_TASK DESCRIPTION_
Extract every line that contains the string "this".

_DATASET ENTRIES_
--- start ---

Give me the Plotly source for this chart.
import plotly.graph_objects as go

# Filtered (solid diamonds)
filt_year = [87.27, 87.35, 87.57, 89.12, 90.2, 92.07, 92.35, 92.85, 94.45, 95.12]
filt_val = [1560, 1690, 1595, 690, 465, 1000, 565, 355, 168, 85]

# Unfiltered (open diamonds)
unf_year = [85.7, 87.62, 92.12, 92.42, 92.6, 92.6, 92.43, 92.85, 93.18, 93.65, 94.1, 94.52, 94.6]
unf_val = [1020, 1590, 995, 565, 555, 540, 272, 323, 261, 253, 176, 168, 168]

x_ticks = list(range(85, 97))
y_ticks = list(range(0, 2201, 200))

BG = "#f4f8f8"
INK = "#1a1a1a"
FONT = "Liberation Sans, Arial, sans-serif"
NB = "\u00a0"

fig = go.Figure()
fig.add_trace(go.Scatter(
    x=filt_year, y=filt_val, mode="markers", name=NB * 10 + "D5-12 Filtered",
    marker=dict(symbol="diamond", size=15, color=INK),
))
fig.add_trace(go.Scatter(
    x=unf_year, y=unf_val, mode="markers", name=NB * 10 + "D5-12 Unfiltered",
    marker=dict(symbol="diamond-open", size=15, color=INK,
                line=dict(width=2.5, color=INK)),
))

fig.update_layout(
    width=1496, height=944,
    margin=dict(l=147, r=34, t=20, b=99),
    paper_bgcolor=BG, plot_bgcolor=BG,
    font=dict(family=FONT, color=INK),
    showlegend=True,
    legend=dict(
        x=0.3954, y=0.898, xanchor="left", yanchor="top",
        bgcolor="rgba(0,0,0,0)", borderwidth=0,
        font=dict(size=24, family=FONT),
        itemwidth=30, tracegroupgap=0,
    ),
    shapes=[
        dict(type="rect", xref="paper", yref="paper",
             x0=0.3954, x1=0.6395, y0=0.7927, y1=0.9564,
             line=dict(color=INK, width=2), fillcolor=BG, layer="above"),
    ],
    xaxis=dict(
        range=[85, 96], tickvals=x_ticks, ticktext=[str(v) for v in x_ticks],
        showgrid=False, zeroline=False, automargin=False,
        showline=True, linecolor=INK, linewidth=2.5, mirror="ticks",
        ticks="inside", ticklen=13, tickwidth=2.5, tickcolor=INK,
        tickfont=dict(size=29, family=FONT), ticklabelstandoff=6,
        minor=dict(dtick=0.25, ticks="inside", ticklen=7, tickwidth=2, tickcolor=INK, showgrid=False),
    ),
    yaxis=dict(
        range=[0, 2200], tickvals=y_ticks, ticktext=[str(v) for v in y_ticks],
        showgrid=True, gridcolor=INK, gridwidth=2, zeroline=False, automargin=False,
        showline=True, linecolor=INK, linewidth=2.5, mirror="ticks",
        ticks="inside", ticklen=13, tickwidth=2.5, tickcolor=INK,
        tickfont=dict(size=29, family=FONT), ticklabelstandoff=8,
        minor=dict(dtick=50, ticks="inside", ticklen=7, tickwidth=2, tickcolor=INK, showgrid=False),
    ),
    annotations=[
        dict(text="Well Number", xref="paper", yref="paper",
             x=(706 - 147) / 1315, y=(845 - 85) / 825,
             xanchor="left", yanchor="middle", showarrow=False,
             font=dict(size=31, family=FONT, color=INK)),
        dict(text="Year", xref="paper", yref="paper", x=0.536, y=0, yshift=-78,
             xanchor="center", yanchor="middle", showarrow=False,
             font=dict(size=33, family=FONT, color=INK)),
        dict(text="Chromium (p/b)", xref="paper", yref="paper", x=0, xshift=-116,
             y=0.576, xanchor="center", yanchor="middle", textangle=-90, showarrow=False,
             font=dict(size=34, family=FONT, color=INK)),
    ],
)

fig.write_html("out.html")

--- end ---
--- start ---

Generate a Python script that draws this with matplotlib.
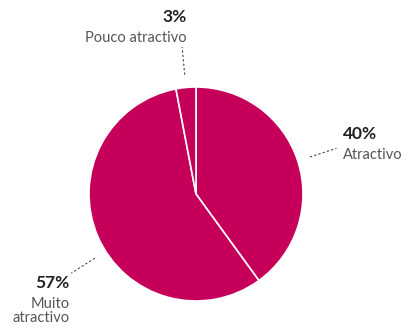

--- end ---

_ANSWER TO THE PROBLEM_
Give me the Plotly source for this chart.
Generate a Python script that draws this with matplotlib.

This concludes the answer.